Tuesday, August 11

Pillars of Sabah 2.0 highlights threatened animal species


The artists with battery operated tea lights in front of the Earth Hour signage during the launch of Pillars of Sabah 2.0.

KOTA KINABALU: The newly revamped Pillars of Sabah 2.0 was launched on Saturday night in conjunction with Earth Hour 2019.

This time, another 30 Sabah artists have come together to highlight threatened animal species found in the state and featured animals include the Sunda pangolin (Manis javanica), Sumatran rhinoceros (Dicerorhinus sumatrensis), Bornean sun bear (Helarctos malayanus euryspilus), as well as the Borneo pygmy elephant (Elephas maximus borneensis).

Tourism, Culture and Environment Minister Datuk Christina Liew in her speech at the launching ceremony, said that climate change remains a big challenge for all, but another urgent threat, the loss of nature now demands attention.

“These two combined threats mean we must act and now. This year, we are celebrating Earth Hour in a very special way. In conjunction with Earth Hour, WWF-Malaysia has teamed up with the artists behind the Pillars of Sabah project to beautify these pillars with the wildlife of Sabah,” she said.

Her speech, which was delivered by Tourism, Culture and Environment Ministry’s permanent secretary, William Baya, lamented that many of the our wildlife are fast disappearing in the wild due to human development, poaching and illegal wildlife trade.

“If we don’t do something to tackle this problem quickly, soon we will lose our wildlife entirely. The first step towards finding lasting solution is to be aware of the problem at hand and this is where the Pillars of Sabah can play an important role,” she said.

“These pillars are painted with 30 different endangered wildlife whether in the forest or in the sea. It is my hope that the pillars will be a platform of education for all who come here to admire the art,” she added.

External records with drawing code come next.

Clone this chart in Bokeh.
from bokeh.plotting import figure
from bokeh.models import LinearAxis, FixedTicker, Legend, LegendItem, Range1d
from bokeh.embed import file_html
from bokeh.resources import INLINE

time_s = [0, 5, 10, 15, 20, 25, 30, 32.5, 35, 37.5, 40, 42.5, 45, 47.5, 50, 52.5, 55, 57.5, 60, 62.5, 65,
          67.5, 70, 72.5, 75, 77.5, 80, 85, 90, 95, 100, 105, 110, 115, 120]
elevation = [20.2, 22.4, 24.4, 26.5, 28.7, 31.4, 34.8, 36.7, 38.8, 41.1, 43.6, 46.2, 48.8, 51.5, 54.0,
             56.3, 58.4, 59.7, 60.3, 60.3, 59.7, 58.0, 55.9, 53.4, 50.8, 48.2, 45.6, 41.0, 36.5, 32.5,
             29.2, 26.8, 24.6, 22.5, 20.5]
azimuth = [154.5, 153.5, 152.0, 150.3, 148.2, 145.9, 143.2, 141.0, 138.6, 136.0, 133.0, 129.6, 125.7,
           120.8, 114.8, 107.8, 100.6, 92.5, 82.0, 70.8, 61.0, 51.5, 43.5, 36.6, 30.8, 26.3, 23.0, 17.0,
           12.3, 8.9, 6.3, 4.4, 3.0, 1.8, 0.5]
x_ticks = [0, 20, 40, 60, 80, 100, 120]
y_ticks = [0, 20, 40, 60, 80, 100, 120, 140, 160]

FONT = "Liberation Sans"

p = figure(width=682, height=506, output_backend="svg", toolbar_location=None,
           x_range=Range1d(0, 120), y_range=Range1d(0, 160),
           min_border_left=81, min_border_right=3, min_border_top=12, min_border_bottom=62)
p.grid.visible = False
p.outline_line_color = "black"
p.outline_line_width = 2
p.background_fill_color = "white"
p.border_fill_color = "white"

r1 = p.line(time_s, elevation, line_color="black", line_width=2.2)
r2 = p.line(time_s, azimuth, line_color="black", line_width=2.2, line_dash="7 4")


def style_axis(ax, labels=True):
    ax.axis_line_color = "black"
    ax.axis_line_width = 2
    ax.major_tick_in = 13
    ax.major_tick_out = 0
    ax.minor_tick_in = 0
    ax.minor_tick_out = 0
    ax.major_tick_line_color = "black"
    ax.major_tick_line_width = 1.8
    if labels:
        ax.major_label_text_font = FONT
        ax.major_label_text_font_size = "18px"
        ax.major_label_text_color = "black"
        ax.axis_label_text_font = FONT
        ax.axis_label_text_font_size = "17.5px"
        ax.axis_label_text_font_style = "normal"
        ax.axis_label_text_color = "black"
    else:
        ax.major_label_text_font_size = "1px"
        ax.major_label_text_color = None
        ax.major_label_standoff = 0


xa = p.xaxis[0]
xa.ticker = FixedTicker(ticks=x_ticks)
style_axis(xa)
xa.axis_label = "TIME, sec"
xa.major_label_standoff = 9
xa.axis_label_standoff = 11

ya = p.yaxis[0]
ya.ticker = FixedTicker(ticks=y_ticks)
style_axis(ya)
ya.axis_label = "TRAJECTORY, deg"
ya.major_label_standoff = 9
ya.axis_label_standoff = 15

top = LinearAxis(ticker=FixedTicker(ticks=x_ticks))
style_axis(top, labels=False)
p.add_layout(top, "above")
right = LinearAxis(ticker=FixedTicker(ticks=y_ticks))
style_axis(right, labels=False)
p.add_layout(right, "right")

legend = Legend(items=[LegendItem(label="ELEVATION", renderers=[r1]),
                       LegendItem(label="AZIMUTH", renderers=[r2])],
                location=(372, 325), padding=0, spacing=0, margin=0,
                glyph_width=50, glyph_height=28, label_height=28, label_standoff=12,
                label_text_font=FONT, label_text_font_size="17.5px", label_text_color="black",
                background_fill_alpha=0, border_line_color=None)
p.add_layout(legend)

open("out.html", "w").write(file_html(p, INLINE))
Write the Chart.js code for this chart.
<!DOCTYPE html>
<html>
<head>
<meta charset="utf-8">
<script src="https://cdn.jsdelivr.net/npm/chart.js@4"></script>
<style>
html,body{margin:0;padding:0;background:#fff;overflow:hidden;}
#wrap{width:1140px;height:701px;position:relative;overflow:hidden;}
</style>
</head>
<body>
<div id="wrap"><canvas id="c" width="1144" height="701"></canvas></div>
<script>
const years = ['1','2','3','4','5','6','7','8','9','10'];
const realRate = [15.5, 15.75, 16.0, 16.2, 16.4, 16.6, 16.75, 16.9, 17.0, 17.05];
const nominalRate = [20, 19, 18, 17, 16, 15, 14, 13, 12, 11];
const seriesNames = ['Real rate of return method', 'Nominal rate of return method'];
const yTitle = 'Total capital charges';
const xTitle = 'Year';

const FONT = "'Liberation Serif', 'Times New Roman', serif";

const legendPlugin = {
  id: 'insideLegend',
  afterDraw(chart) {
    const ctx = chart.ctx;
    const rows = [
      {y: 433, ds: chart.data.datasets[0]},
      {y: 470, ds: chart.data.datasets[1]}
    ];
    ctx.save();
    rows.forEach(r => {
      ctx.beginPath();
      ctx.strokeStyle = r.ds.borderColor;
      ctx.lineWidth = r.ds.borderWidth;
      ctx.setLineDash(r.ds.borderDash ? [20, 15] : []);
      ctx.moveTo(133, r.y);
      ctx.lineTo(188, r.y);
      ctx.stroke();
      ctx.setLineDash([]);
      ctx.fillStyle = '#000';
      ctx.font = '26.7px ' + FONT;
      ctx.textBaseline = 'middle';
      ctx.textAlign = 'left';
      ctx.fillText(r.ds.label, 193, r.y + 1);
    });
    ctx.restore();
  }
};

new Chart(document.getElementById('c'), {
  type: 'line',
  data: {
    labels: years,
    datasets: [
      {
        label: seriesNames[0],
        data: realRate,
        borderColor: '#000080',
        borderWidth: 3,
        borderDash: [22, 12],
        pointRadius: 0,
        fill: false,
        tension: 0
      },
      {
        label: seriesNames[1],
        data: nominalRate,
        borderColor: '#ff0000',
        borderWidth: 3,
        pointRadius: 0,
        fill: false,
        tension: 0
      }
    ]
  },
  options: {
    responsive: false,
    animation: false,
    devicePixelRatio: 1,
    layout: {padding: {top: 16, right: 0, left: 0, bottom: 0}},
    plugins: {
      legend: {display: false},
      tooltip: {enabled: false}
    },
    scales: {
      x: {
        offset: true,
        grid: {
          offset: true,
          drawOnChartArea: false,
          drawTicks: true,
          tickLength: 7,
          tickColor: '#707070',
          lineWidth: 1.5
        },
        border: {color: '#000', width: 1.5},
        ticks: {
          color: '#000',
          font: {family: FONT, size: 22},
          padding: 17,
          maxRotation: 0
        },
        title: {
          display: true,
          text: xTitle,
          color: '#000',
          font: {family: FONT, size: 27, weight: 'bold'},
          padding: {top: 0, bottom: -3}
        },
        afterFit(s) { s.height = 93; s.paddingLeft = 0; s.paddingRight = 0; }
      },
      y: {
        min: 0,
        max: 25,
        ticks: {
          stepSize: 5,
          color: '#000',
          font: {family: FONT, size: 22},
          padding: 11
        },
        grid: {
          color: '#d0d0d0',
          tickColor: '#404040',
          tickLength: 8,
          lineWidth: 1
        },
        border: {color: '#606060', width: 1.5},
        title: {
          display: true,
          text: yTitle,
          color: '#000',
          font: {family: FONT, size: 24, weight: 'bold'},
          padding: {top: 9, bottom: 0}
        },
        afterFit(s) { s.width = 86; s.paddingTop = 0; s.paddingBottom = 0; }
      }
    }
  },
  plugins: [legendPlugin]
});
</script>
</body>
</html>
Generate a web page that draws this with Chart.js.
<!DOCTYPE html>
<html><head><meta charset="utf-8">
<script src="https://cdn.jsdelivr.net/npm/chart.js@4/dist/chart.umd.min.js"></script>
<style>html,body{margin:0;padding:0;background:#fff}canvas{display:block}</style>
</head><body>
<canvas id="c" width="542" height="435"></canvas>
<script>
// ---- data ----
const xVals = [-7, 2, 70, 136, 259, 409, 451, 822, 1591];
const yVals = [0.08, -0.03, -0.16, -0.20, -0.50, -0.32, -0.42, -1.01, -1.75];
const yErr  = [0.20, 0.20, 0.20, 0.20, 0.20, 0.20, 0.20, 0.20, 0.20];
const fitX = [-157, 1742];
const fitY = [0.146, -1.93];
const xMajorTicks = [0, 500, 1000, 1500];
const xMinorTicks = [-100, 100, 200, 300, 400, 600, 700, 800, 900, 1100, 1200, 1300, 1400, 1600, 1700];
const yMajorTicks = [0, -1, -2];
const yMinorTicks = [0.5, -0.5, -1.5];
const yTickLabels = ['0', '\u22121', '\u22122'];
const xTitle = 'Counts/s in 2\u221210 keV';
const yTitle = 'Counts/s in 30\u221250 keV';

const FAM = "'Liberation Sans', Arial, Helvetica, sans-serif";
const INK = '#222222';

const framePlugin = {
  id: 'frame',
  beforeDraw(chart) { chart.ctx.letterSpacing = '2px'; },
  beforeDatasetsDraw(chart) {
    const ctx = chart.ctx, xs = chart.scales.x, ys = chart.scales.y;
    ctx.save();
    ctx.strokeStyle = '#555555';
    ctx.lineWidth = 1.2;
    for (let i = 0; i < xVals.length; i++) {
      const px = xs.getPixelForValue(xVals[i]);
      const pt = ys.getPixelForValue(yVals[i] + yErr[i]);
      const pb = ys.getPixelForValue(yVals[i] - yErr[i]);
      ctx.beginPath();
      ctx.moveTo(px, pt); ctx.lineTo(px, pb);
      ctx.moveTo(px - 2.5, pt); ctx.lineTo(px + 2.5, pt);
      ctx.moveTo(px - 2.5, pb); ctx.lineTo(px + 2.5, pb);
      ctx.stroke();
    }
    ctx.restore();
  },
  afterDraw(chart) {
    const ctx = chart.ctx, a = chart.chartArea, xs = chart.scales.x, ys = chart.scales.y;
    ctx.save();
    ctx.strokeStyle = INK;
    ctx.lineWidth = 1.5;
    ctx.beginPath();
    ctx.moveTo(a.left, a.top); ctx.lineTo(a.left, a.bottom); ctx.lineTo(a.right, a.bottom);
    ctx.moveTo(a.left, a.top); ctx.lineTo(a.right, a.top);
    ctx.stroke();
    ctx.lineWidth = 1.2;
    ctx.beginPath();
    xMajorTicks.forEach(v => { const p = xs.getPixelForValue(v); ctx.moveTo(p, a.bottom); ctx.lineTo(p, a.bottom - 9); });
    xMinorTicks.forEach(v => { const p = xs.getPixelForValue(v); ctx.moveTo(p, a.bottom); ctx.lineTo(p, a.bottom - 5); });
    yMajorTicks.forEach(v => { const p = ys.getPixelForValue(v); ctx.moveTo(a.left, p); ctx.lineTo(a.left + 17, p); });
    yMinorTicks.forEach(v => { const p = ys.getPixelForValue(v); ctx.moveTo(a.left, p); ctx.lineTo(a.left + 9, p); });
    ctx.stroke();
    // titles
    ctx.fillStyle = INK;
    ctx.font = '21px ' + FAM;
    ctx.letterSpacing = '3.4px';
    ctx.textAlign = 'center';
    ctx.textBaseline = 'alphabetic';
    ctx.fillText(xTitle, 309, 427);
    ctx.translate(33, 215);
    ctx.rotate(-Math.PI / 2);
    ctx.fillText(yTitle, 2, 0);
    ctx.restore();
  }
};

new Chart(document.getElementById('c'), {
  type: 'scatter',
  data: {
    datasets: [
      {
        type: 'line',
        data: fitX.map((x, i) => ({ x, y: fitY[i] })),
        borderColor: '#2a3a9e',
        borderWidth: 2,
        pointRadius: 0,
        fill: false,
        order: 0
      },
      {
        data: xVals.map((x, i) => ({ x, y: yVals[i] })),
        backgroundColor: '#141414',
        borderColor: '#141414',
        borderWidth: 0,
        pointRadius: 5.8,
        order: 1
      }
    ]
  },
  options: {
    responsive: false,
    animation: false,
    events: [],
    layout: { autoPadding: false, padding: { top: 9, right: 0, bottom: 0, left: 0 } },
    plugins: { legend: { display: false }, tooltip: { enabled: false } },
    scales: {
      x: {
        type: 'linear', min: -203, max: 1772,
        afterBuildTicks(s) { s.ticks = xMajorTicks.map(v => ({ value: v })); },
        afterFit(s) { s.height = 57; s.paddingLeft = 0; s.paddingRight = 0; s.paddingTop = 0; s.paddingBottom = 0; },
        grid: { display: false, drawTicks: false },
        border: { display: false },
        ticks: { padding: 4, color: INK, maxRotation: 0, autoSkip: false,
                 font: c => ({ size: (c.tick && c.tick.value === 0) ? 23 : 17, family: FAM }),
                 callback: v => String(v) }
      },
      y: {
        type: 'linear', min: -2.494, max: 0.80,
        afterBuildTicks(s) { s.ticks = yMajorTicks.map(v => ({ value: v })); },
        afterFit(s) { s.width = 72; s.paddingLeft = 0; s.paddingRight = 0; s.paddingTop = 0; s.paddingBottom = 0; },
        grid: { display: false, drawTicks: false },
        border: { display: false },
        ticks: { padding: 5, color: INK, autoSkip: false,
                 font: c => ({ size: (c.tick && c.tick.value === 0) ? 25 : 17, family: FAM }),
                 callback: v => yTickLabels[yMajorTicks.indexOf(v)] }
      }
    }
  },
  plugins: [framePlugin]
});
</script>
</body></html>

Liew commended the efforts put in by the Pillars of Sabah team and the 30 artists who spent over two weeks to paint these pillars, and expressed her gratitude to them for beautifying part of Kota Kinabalu’s historical landmark.

“I also thank WWF-Malaysia for their effort in ensuring that important wildlife are highlighted on these pillars,” she said.

Liew stressed that the Ministry of Tourism, Culture and Environment is fully committed to the conservation of Sabah’s rich biodiversity and safeguarding the state’s environment. Therefore, the Ministry appreciates the partnership with NGOs, including WWF-Malaysia, in the conservation and protection of biodiversity in Sabah, including conservation of wildlife, oceans, rivers and forests.

The ministry, she said, is excited to work with Dr. Robecca Jumin, the newly appointed Head of Conservation in Sabah for WWF-Malaysia.

“I hope that when you admire these pillars, you learn more about the plight of our wildlife. I hope that you will be inspired to take action to help conserve the animals living in our shores and our jungles. The conservation of our wildlife is a shared responsibility. We each have a part to play in helping nature thrive. The artists behind these pillars have taken the first step. Let’s all follow suit,” Liew said.

After the launching ceremony, lights at the venue were turned off for one hour as Earth Hour was observed.